Kim Burke completed two tours at the Kandahar Airfield in Afghanistan, where she served up sandwiches and poured fresh coffee as a Tim Hortons employee. - Kirsten Fenn/NNSL photo |
Although she'd met many while working as a bartender at the Stadacona Navy base in Halifax, her two tours in Afghanistan in 2010 and 2011 gave her an up-close look at the kind of pressure military personnel face every day on the job.
"I've seen second-hand the stress and the fatigue," Burke said. "These guys are trained so well to do what they do and they're very passionate about it."
They didn't talk much about the things they saw or heard in the field, "and I never asked," Burke said. But she does feel she gained a new appreciation for them by sharing in their experience.
"They prepared us for absolutely everything," Burke said about her pre-tour training. Before heading out to Afghanistan, she went through two weeks of military testing in Kingston to make sure she was prepared for the reality of the job.
She learned how to react in the event of midnight rocket attacks and was suited up in protective gear before being sprayed with mustard gas.
"It scared a lot of people but that's what that whole process was about," Burke said, adding that she figured if the soldiers could do it, she could too.
Once she arrived on the ground, daily life was often "boring," Burke said. She spent seven days a week pouring coffee and serving food to soldiers.
When things did heat up, she took note.
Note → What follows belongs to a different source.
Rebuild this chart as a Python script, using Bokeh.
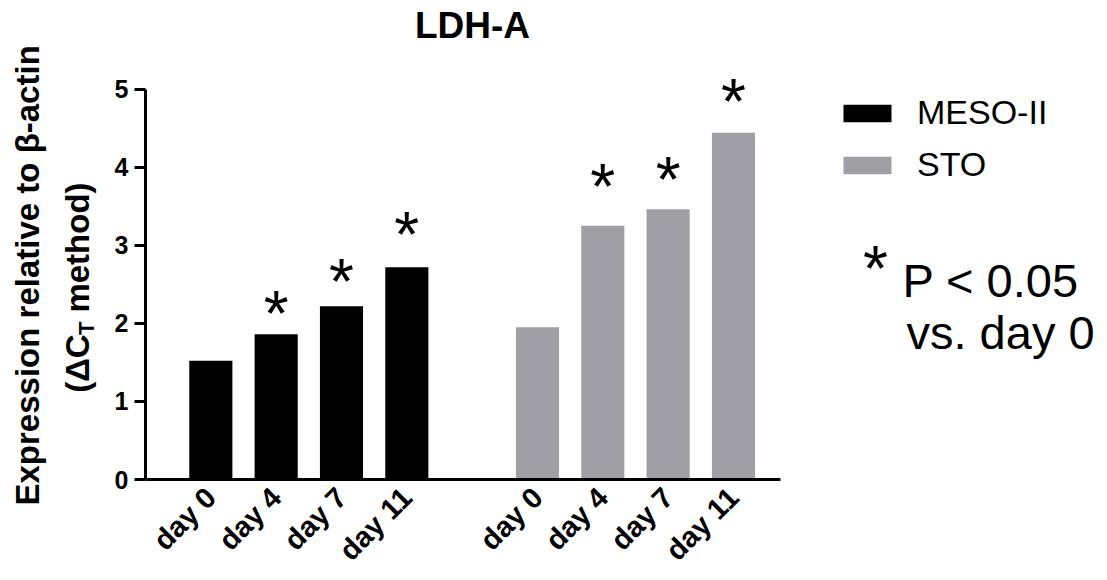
import math
from bokeh.plotting import figure
from bokeh.layouts import row
from bokeh.models import Label, FixedTicker, Legend, LegendItem, ColumnDataSource, Range1d, Title
from bokeh.core.properties import value
from bokeh.embed import file_html
from bokeh.resources import INLINE

# ---- data ----
categories = ["day 0", "day 4", "day 7", "day 11"]
groups = ["MESO-II", "STO"]
meso_values = [1.52, 1.86, 2.22, 2.72]
sto_values = [1.95, 3.25, 3.46, 4.44]
meso_star_y = [None, 2.23, 2.64, 3.25]
sto_star_y = [None, 3.86, 3.95, 4.95]
y_ticks = [0, 1, 2, 3, 4, 5]

# ---- layout helpers (page pixels -> data) ----
W, H = 1107, 580
LEFT_W = 108
LF_BORDER = 50
X0, PXX = 145.0, 65.33
Y0, PXY = 481.0, 78.4
def dx(px):
    return (px - X0) / PXX
def dy(py):
    return (Y0 - py) / PXY

meso_x = [i + 1 for i in range(len(categories))]
sto_x = [i + 2 + len(categories) for i in range(len(categories))]

FONT = "Liberation Sans"
STAR_SIZE = "64px"
STAR_OFF = 9

# ---- left strip for the y-axis title (data units = page pixels) ----
lf = figure(width=LEFT_W, height=H, output_backend="svg", toolbar_location=None,
            x_range=Range1d(LF_BORDER, LEFT_W), y_range=Range1d(Y0, 0),
            x_axis_location=None, y_axis_location=None,
            min_border_left=LF_BORDER, min_border_right=0, min_border_top=0,
            min_border_bottom=H - int(Y0))
lf.outline_line_color = None
lf.xgrid.visible = False
lf.ygrid.visible = False
lf.add_layout(Title(text="Expression relative to β-actin", align="left", offset=Y0 - 507,
                    text_font=FONT, text_font_style="bold", text_font_size="33px",
                    text_color="black"), "left")
yl = dict(angle=math.pi / 2, text_font=FONT, text_font_style="bold", text_color="black",
          text_baseline="middle", text_align="left")
lf.add_layout(Label(x=76.6, y=394, text="(ΔC", text_font_size="33px", **yl))
lf.add_layout(Label(x=86.4, y=336, text="T", text_font_size="22px", **yl))
lf.add_layout(Label(x=76.6, y=313.4, text="method)", text_font_size="33px", **yl))

# ---- main chart ----
p = figure(width=W - LEFT_W, height=H, output_backend="svg", toolbar_location=None,
           x_range=Range1d(0, dx(W)), y_range=Range1d(0, dy(0)),
           min_border_left=int(X0) - LEFT_W, min_border_bottom=H - int(Y0),
           min_border_top=0, min_border_right=0)
p.outline_line_color = None
p.xgrid.visible = False
p.ygrid.visible = False
p.background_fill_color = "white"

src_m = ColumnDataSource(dict(x=meso_x, top=meso_values))
src_s = ColumnDataSource(dict(x=sto_x, top=sto_values))
r_m = p.vbar(x="x", top="top", width=0.66, bottom=0, source=src_m,
             fill_color="#000000", line_color=None)
r_s = p.vbar(x="x", top="top", width=0.66, bottom=0, source=src_s,
             fill_color="#a09fa5", line_color=None)

# asterisks
sx, sy = [], []
for xs, ys in ((meso_x, meso_star_y), (sto_x, sto_star_y)):
    for a, b in zip(xs, ys):
        if b is not None:
            sx.append(a); sy.append(b)
p.text(x=sx, y=sy, text=["*"] * len(sx), text_font=value(FONT), text_font_size=STAR_SIZE,
       text_align="center", text_baseline="middle", y_offset=STAR_OFF, text_color="black")

# axes
xa = p.xaxis[0]
xa.bounds = (0, dx(780))
xa.ticker = FixedTicker(ticks=meso_x + sto_x)
xa.major_label_overrides = {k: v for k, v in zip(meso_x + sto_x, categories + categories)}
xa.major_tick_line_color = None
xa.major_tick_out = 0
xa.major_tick_in = 0
xa.minor_tick_line_color = None
xa.major_label_orientation = math.pi / 4
xa.major_label_standoff = 13
xa.major_label_text_font = FONT
xa.major_label_text_font_style = "bold"
xa.major_label_text_font_size = "29px"
xa.major_label_text_color = "black"
xa.axis_line_width = 3
xa.axis_line_color = "black"

ya = p.yaxis[0]
ya.bounds = (0, 5)
ya.ticker = FixedTicker(ticks=y_ticks)
ya.minor_tick_line_color = None
ya.major_tick_out = 11
ya.major_tick_in = 0
ya.major_tick_line_width = 3
ya.axis_line_width = 3
ya.axis_line_color = "black"
ya.major_tick_line_color = "black"
ya.major_label_text_font = FONT
ya.major_label_text_font_style = "bold"
ya.major_label_text_font_size = "25px"
ya.major_label_text_color = "black"
ya.major_label_standoff = 6

# title
p.add_layout(Label(x=dx(472), y=dy(25), text="LDH-A", text_font=FONT, text_font_style="bold",
                   text_font_size="37px", text_align="center", text_baseline="middle",
                   text_color="black"))

# legend
legend = Legend(items=[LegendItem(label=groups[0], renderers=[r_m]),
                       LegendItem(label=groups[1], renderers=[r_s])],
                location=(692, 295), orientation="vertical", padding=0, margin=0,
                spacing=13, glyph_width=60, glyph_height=22, label_standoff=20,
                label_text_font=FONT, label_text_font_size="34px", label_text_color="black",
                border_line_color=None, background_fill_alpha=0)
p.add_layout(legend)

# significance note
p.text(x=[dx(875)], y=[dy(261)], text=["*"], text_font=value(FONT), text_font_size=STAR_SIZE,
       text_align="center", text_baseline="middle", y_offset=STAR_OFF, text_color="black")
p.add_layout(Label(x=dx(902), y=dy(281), text="P < 0.05", text_font=FONT, text_color="black",
                   text_font_size="47px", text_align="left", text_baseline="middle"))
p.add_layout(Label(x=dx(906), y=dy(333), text="vs. day 0", text_font=FONT, text_color="black",
                   text_font_size="47px", text_align="left", text_baseline="middle"))

open("out.html", "w").write(file_html(row(lf, p), INLINE))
A calendar she kept during her two six-month stints in Afghanistan shows more than 200 rocket attacks took place during her time at the airfield, she said.
"The first week or so, you were scared," Burke said, describing how she was required to drop to the ground each time the rocket warning sirens went off.
After a while, it became routine.
"It was more of a pain in the ass, especially when you're in the shower," she said. "That's why I wanted to do this ... to go find out exactly what soldiers are going through."
People tend to forget what soldiers have sacrificed when conflict takes place so far away, she said, but added that people still need to remember.
"Just because it happens away from home and nobody really has a hands-on idea of what soldiers actually train and go to war for, doesn't mean it doesn't happen."
The hardest part of her time abroad was seeing fallen soldiers sent home to be buried.
"It's hard for them," she said, explaining that many men and women leave young families behind.
"(They're) just doing their job."
When asked whether people who serve behind the scenes of conflict, like cooks at Tim Hortons, deserve recognition on days like Remembrance Day, Burke said she was simply thankful for the experience.
"I found out subsequently that less than 500 people actually got the opportunity to do what I did," she said about working at the coffee shop during the five years it was open in Kandahar. "I was honoured to be one of the chosen people."